Students packed 10,000 meals Thursday to feed orphan children in Haiti in the school's gymnasium.
The event was a fundraiser for the school as well as part of a partnership with Feed the Need, a nonprofit organization from Florida dedicated to helping feed less fortunate people.
“First and foremost, it is a fundraiser for our school,” said Friendship Christian director of marketing and communications Aaron Sain. “The way we do that is much like a walk-a-thon. The students have asked people in their life, ‘hey, will you sponsor me as we pack 10,000 meals for people in Haiti?’ So the people give because they love those children, but also because they have a heart for feeding hungry people.

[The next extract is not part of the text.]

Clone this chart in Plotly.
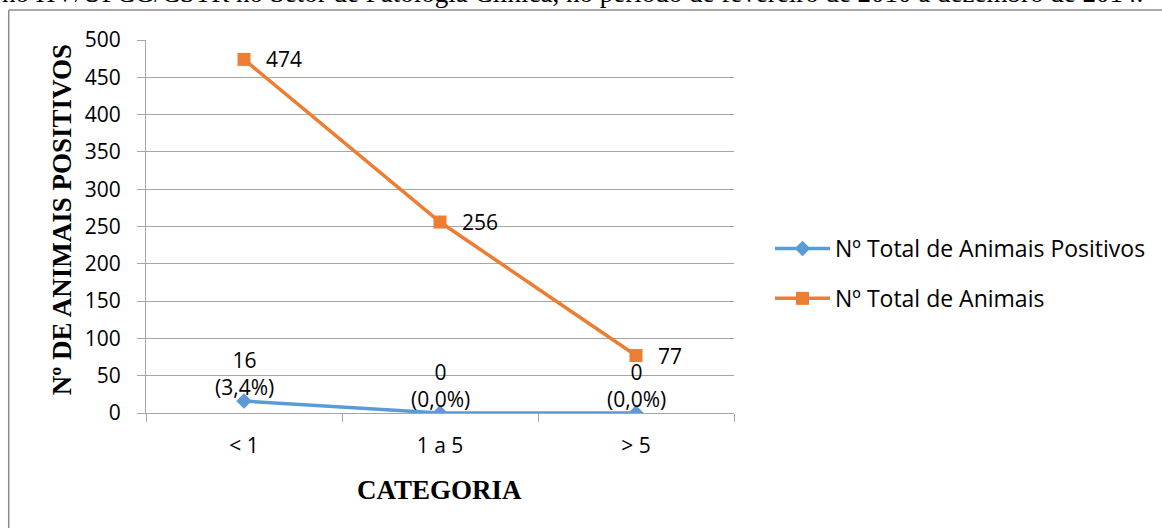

So it’s a win-win.”
Throughout the morning, Friendship students filtered in and out of the school’s gymnasium, forming assembly lines to package meals for Haitian children.
“My favorite part is the bag-packing part,” said elementary school student Sophia Hillson. “The part where you put food in the bag and then send it down the line for other people to finish. I think it’s good to help out.”
From the school, the meals will be taken to Feed the Need’s warehouse in North Carolina. There, employees will load them onto pallets and send them to Haiti, where to be distributed to students at 22 sites.
“The average child in Haiti eats only one meal every two days,” said Feed the Need representative Don Carmichael. “The idea is, instead of doing a typical fundraiser like candy bar sales or cookie dough, do something meaningful that gives back. One of the things we’ve learned years ago is, when you go and serve somebody, you often get more out of it than the people you serve. When you teach a child that he or she can make a difference in the world, everything changes. Now there’s a different sense of purpose for why they’re here.”
Carmichael said the organization does about 50 of these events throughout the year at schools across America and Canada. He and Sain agreed a program like this was a good way to bring missionary work to the students.
“Not everyone can go to a foreign mission field and participate in a mission trip,” said Sain. “A lot of our students do, but this is a way to bring a foreign mission experience to all of the students.”